I recently attended a lecture on women in the arts and was quite surprised when the speaker said: “I never wanted to be married or have children, so I never felt conflict about being an artist.”
I was dumbstruck (although not totally—because now I’m responding!). Perhaps I just couldn’t believe what I was hearing. Of course I started to list women writers and artists and rock and rollers who were married with children. Feel free to go ahead and do the same. Then I listed other kinds of conflict: money, first and foremost, societal expectations, family expectations, class, race, temperament, madness, illness, lack of inspiration, grandiosity, aesthetics, nationality, war, dislocation, and sure—gender, etc. etc.
So—I’ll agree being an artist is full of conflict. But marriage—post 1950’s Feminine Mystique? And children? Now that’s tricky—children beguile and they take time. They inspire, unleash creativity, and grow up to support your art. They also get strep throat and cause you to spend hours at Urgent Care. So I’d say—have them if you want and don’t if you don’t. But in my experience they aren’t really that central to the conflicts of art.
When I was a teenager, at the height of what I think of as second wave feminism in the US, it’s ideas helped me. They helped me to attempt to be a free person. The excavation of women writers as important really supported my efforts. However, I wanted only two things:
1. To have a boyfriend and
2. To be a writer
Probably the first has had more lifelong importance. These were not really connected. Boyfriends—yes, husbands too—take up time, inspire, etc. I’m just not the kind of artist who has wanted to be separated from ordinary life.
Of course I do know many women who found family life to be in conflict with their art. Most of us need some kind of solitude or container to create. Any kind of work you hate is going to be draining and distracting. But so is any kind of suffering. I guess I’m not totally at ease with the heroic male model of artist as separate from the concerns of daily life. Prometheus stole fire from the gods and was eternally tortured. Is that my kind of heroism? Maybe I’d just rather toast a bagel and write when I can.
Should I say: “I always just really wanted a boyfriend and to be a writer so I never felt any conflict”? Maybe!
Patti Smith
Sharon Olds
Rita Dove
Eavan Boland
Anna Ahkmatova
Sappho
Harriet Beecher Stowe
Anne Bradstreet
Great wisdom, Miriam. Something to think about.
Pat–thank you! I look forward to further conversation.
with twigs and cotton bits
a sparrow
builds her nest
love it, Michael!
It’s a hard one. I think being a women, trying to be a good Mum ( which I hope I am) , a good wife (because I like my husband) and a fulfilled artist is probably harder than it’s ever been. But, I also think that’s because we expect so much from ourselves…
And we expect it all at the same time, when maybe it should be sequenced…
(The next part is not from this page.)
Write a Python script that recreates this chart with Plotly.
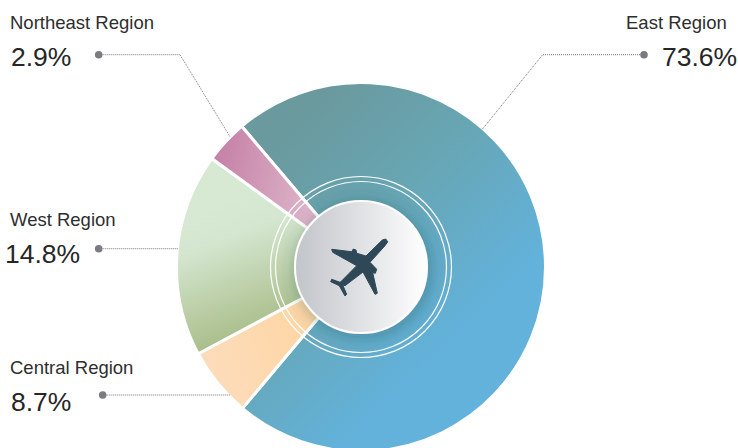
import plotly.graph_objects as go

# Data
regions = ["East Region", "Central Region", "West Region", "Northeast Region"]
label_percent = ["73.6%", "8.7%", "14.8%", "2.9%"]
# arc shares as actually drawn in the reference (its arcs differ slightly from its labels)
arc_shares = [72.3, 6.1, 17.8, 3.8]

W, H = 738, 454
CX, CY, R = 361, 267, 184.5
HOLE_R = 60
START_ANGLE = 319.7

TEXT_DARK = "#2e2e2e"
DOT = "#7b7b82"

# label layout: name x/y, value x/y, anchor
label_layout = {
    "East Region": (729, 22, 737, 57, "right"),
    "Central Region": (8, 367, 9, 402, "left"),
    "West Region": (8, 219, 3, 254, "left"),
    "Northeast Region": (8, 22, 9, 57, "left"),
}
leaders = {
    "East Region": [(644, 54.7), (542.7, 54.7), (481.7, 130)],
    "Central Region": [(102.7, 395), (230, 395)],
    "West Region": [(98.7, 248.7), (178, 248.7)],
    "Northeast Region": [(98.7, 54.7), (180, 54.7), (230, 136.7)],
}
plane_outline = [
    (197, 42), (203, 50), (195, 62), (150, 112), (170, 133), (166, 145), (158, 143), (172, 205), (165, 208),
    (129, 141), (75, 182), (68, 180), (80, 208), (75, 213), (62, 190), (58, 182), (32, 170), (35, 163),
    (60, 172), (64, 169), (110, 122), (38, 82), (35, 73), (95, 80), (100, 72), (108, 75), (110, 85),
    (138, 93), (187, 45),
]

fig = go.Figure()
fig.add_trace(go.Pie(
    labels=regions, values=arc_shares, sort=False, direction="clockwise", rotation=START_ANGLE,
    hole=HOLE_R / R, textinfo="none", hoverinfo="skip", showlegend=False,
    marker=dict(colors=["#62b2dc", "#fdd9b5", "#c0d4ac", "#d09ab8"], line=dict(color="#ffffff", width=3)),
    domain=dict(x=[(CX - R) / W, (CX + R) / W], y=[1 - (CY + R) / H, 1 - (CY - R) / H]),
))

shapes = []
for pts in leaders.values():
    path = "M" + " L".join(f"{x},{y}" for x, y in pts)
    shapes.append(dict(type="path", path=path, xref="x", yref="y",
                       line=dict(color="#77777c", width=1, dash="1px,1px")))
    x0, y0 = pts[0]
    shapes.append(dict(type="circle", xref="x", yref="y", x0=x0 - 3.8, x1=x0 + 3.8, y0=y0 - 3.8, y1=y0 + 3.8,
                       fillcolor=DOT, line=dict(width=0)))
# rings
for r in (90.5, 85.5):
    shapes.append(dict(type="circle", xref="x", yref="y", x0=CX - r, x1=CX + r, y0=CY - r, y1=CY + r,
                       fillcolor="rgba(0,0,0,0)", line=dict(color="#ffffff", width=1.2)))
# hub
shapes.append(dict(type="circle", xref="x", yref="y", x0=CX - 66, x1=CX + 66, y0=CY - 66, y1=CY + 66,
                   fillcolor="#c3c6cb", line=dict(color="#ffffff", width=2), name="hub"))
# plane
plane = "M" + " L".join(f"{320 + x / 3:.1f},{225 + y / 3:.1f}" for x, y in plane_outline) + " Z"
shapes.append(dict(type="path", path=plane, xref="x", yref="y", fillcolor="#2f4858",
                   line=dict(width=1, color="#2f4858")))

annotations = []
for name, pct in zip(regions, label_percent):
    nx, ny, vx, vy, anchor = label_layout[name]
    annotations.append(dict(text=name, x=nx, y=ny, xref="x", yref="y", xanchor=anchor, yanchor="middle",
                            showarrow=False, font=dict(family="Liberation Sans", size=18.5, color=TEXT_DARK)))
    annotations.append(dict(text=pct, x=vx, y=vy, xref="x", yref="y", xanchor=anchor, yanchor="middle",
                            xshift=2 if anchor == "right" else 0, showarrow=False,
                            font=dict(family="Liberation Sans", size=26.5, color="#262626")))

fig.update_layout(
    width=W, height=H, margin=dict(l=0, r=0, t=0, b=0), paper_bgcolor="#ffffff", plot_bgcolor="rgba(0,0,0,0)",
    xaxis=dict(range=[0, W], visible=False, domain=[0, 1]),
    yaxis=dict(range=[H, 0], visible=False, domain=[0, 1]),
    shapes=shapes, annotations=annotations, showlegend=False,
)

post = """
document.documentElement.style.overflow='hidden';
document.body.style.margin='0';document.body.style.overflow='hidden';
var gd=document.getElementById('{plot_id}');
var svg=gd.querySelector('svg.main-svg');
var NS='http://www.w3.org/2000/svg';
var defs=svg.querySelector('defs');
function grad(id,x1,y1,x2,y2,stops,units){
  var g=document.createElementNS(NS,'linearGradient');g.setAttribute('id',id);
  if(units)g.setAttribute('gradientUnits',units);
  g.setAttribute('x1',x1);g.setAttribute('y1',y1);g.setAttribute('x2',x2);g.setAttribute('y2',y2);
  stops.forEach(function(s){var t=document.createElementNS(NS,'stop');t.setAttribute('offset',s[0]);t.setAttribute('stop-color',s[1]);g.appendChild(t);});
  defs.appendChild(g);
}
var U='userSpaceOnUse';
grad('gEast',286,137,471,327,[[0,'#6a9a9e'],[0.45,'#67a6b4'],[1,'#62b2dc']],U);
grad('gCentral',201,367,311,327,[[0,'#fddcbc'],[1,'#fed6a4']],U);
grad('gWest',211,207,261,337,[[0,'#d7e9d3'],[0.25,'#d4e6cf'],[1,'#a6bb85']],U);
grad('gNE',211,167,311,187,[[0,'#c57fa5'],[1,'#dcb3c8']],U);
grad('gHub','0','0','1','0',[[0,'#c1c4c9'],[1,'#ffffff']]);
var f=document.createElementNS(NS,'filter');f.setAttribute('id','hubShadow');
f.setAttribute('x','-30%');f.setAttribute('y','-30%');f.setAttribute('width','160%');f.setAttribute('height','160%');
var d=document.createElementNS(NS,'feDropShadow');d.setAttribute('dx','2');d.setAttribute('dy','3');d.setAttribute('stdDeviation','9');
d.setAttribute('flood-color','#24404d');d.setAttribute('flood-opacity','0.35');f.appendChild(d);defs.appendChild(f);
var ids=['gEast','gCentral','gWest','gNE'];
gd.querySelectorAll('.pielayer .slice path.surface').forEach(function(p,i){p.style.fill='url(#'+ids[i]+')';});
gd.querySelectorAll('.shapelayer path').forEach(function(p){
  if((p.style.fill||'').indexOf('195, 198, 203')>=0){p.style.fill='url(#gHub)';p.setAttribute('filter','url(#hubShadow)');}
});
"""
fig.write_html("out.html", post_script=post, config=dict(displayModeBar=False, staticPlot=True))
Screw the Heroic-Romantic vision of the artist. It requires either wealth or a fairly slavish spouse-ish unit, or both. Poor people have been managing to make art in all kinds of fraught circumstances for centuries, we just tended (until recently) not to hang it in museums–esp. if it was womens’ art (like the Gee’s Bend quilts). Most of the working artists I know have families and messy lives. That being said, this notion that we’re supposed to Have It All and be Brilliant at All of It is also bunk. Our definition of “successful” has begun to mirror the “MUST be good at EVERYTHING” mentality that drives our definitions of success in education, which is also bunk. The older I get, the better I feel about the fact that my husband still likes me (whether I’m being a “good” wife at any given point), my grown daughters seem fond of me (in spite of being fairly open about my having screwed up a thing or 5 as a mom), and I am still working at being a writer. It’s not enough, but it’s enough. It’d be nice if I could be more of a public triumph as an artist, just because I’d love a bigger audience. But I gave up on needing to be Yeats a while ago.
Our conversation–on this and other topics–has made the last 40 plus years much richer! You know I always say there are just thinks I’ll never do–drive on snow, keep house well, etc.
I never wanted children, though had I had any, I’d have sacrificed every personal goal to worship adore and protect them. Having children is just a different kind of art to painting pictures, for example.